Peritonsillar Abscess (Quinsy)


The peritonsillar space lies between each tonsil and the wall of the throat. An infection can cause a pus-filled swelling (abscess) to develop in this space. Peritonsillar abscesses, also called quinsy, usually occur as a complication of tonsillitis. They are most often caused by "strep throat" bacteria (group A beta-hemolytic streptococci).

If a peritonsillar abscess is not treated promptly, the infection can spread to the neck, roof of the mouth and lungs. Swelling can push the tonsil into the center of your throat and move the uvula (the flap of tissue hanging in the back of your throat) from the center toward the unaffected side of your throat. In severe cases, swelling can make breathing difficult or can close your airway.

Peritonsillar abscesses are most often found in older children, adolescents and young adults. They are less common than in the past because tonsillitis is now often treated with antibiotics, which destroy the infection-causing bacteria.

Symptoms include:

A very sore throat
Difficulty swallowing or opening the mouth wide
Swollen glands in the neck
Chills or fever
Swelling of the face
Specific changes in speech, sometimes called "hot potato voice" because it sounds as if you're talking around a mouthful of hot mashed potatoes

Your doctor will examine your throat, mouth and neck, and swab your throat. Material on the swab is sent to the laboratory, which can identify the type of bacteria causing the infection. Your doctor may look at your throat by using a small telescope on flexible lighted tube, called an endoscope. He or she may order an X-ray or computed tomography (CT) scan to better see the extent of infection in the soft tissues of the neck.

Expected Duration
After treatment, symptoms should disappear within five to seven days.

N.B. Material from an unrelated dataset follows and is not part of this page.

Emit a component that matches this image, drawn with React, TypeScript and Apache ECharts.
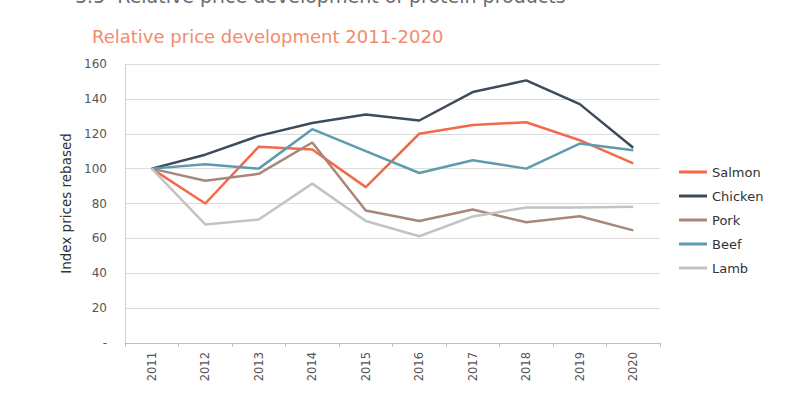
import React, { useEffect, useRef } from "react";
import * as echarts from "echarts";

const years = ["2011", "2012", "2013", "2014", "2015", "2016", "2017", "2018", "2019", "2020"];
const salmon = [100, 80, 112.6, 111, 89.4, 120, 125, 126.6, 116.3, 103];
const chicken = [100, 108, 118.8, 126.2, 131, 127.6, 143.9, 150.6, 137, 112];
const pork = [100, 93, 97, 115, 76, 70, 76.6, 69.2, 72.7, 64.6];
const beef = [100, 102.5, 100, 122.6, 110, 97.5, 104.8, 100, 114.4, 110.5];
const lamb = [100, 68, 70.8, 91.4, 70, 61.2, 72.6, 77.7, 77.7, 78.1];

const seriesDefs = [
  { name: "Salmon", data: salmon, color: "#F4694A" },
  { name: "Chicken", data: chicken, color: "#3E4B58" },
  { name: "Pork", data: pork, color: "#A8877B" },
  { name: "Beef", data: beef, color: "#5E9CAD" },
  { name: "Lamb", data: lamb, color: "#C3C3C3" },
];

const FONT = "'DejaVu Sans', 'Noto Sans', sans-serif";

export default function App() {
  const ref = useRef<HTMLDivElement>(null);
  useEffect(() => {
    document.body.style.margin = "0";
    if (!ref.current) return;
    const chart = echarts.init(ref.current, null, { renderer: "svg" });
    chart.setOption({
      animation: false,
      backgroundColor: "#ffffff",
      textStyle: { fontFamily: FONT },
      graphic: [
        {
          type: "text",
          left: 75,
          top: -14,
          style: {
            text: "3.5  Relative price development of protein products",
            font: `19px ${FONT}`,
            fill: "#6b6b6b",
          },
        },
        {
          type: "text",
          left: 92,
          top: 27,
          style: {
            text: "Relative price development 2011-2020",
            font: `18px ${FONT}`,
            fill: "#F58A6C",
          },
        },
      ],
      grid: { left: 125, right: 136, top: 64, bottom: 54 },
      legend: {
        orient: "vertical",
        left: 674,
        top: 159,
        icon: "rect",
        itemWidth: 28,
        itemHeight: 3,
        itemGap: 8,
        textStyle: { fontFamily: FONT, fontSize: 13, color: "#333", lineHeight: 16 },
        data: seriesDefs.map((s) => s.name),
      },
      xAxis: {
        type: "category",
        data: years,
        boundaryGap: true,
        axisLine: { show: true, lineStyle: { color: "#BFBFBF", width: 1 } },
        axisTick: { show: true, alignWithLabel: false, length: 4, lineStyle: { color: "#BFBFBF" } },
        axisLabel: { rotate: 90, margin: 9, fontSize: 11.5, color: "#555", fontFamily: FONT },
        splitLine: { show: false },
      },
      yAxis: {
        type: "value",
        min: 0,
        max: 160,
        interval: 20,
        name: "Index prices rebased",
        nameLocation: "middle",
        nameGap: 42,
        nameTextStyle: { fontSize: 13.5, color: "#333", fontFamily: FONT },
        axisLine: { show: true, lineStyle: { color: "#D0D0D0", width: 1 } },
        axisTick: { show: false },
        axisLabel: {
          margin: 18,
          fontSize: 12,
          color: "#555",
          fontFamily: FONT,
          formatter: (v: number) => (v === 0 ? "-" : String(v)),
        },
        splitLine: { show: true, lineStyle: { color: "#DCDCDC", width: 1 } },
      },
      series: seriesDefs.map((s) => ({
        name: s.name,
        type: "line",
        data: s.data,
        symbol: "none",
        showSymbol: false,
        color: s.color,
        lineStyle: { color: s.color, width: 2.5 },
        itemStyle: { color: s.color },
      })),
    });
    return () => chart.dispose();
  }, []);
  return <div ref={ref} style={{ width: 796, height: 397 }} />;
}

Tonsillitis should be diagnosed and treated as soon as possible to help prevent a peritonsillar abscess from developing.

Your doctor will prescribe antibiotics to treat the infection. In severe infections, antibiotics may be given intravenously (into a vein). Usually, you will need to take antibiotics for at least 10 days. It is important to take all the medication prescribed, even if you start feeling better.

Many abscesses do not respond to antibiotics alone and need to be drained. This can be done with a needle or by making a small incision in the abscess and suctioning out the fluid. This can be done in a doctor's office or emergency room, but occasionally may need to be done in an operating room, especially if the infection has extended down into your neck. Your doctor will provide sedation and pain medication to make you comfortable during this procedure. Because the symptoms make it difficult to eat or drink, some people need intravenous fluids (injected into a vein) to treat or prevent dehydration.

If tonsillitis or a peritonsillar abscess keeps coming back, you may need to have your tonsils surgically removed in a procedure called a tonsillectomy.

When To Call A Professional
Call your doctor if:

You have a severe sore throat, especially with a fever, or have been exposed to someone with strep throat
You have a sore throat combined with difficulty swallowing, a change in voice or swelling of the face
If you have been treated for a peritonsillar abscess, but you still have symptoms after two to three days, visit your doctor again.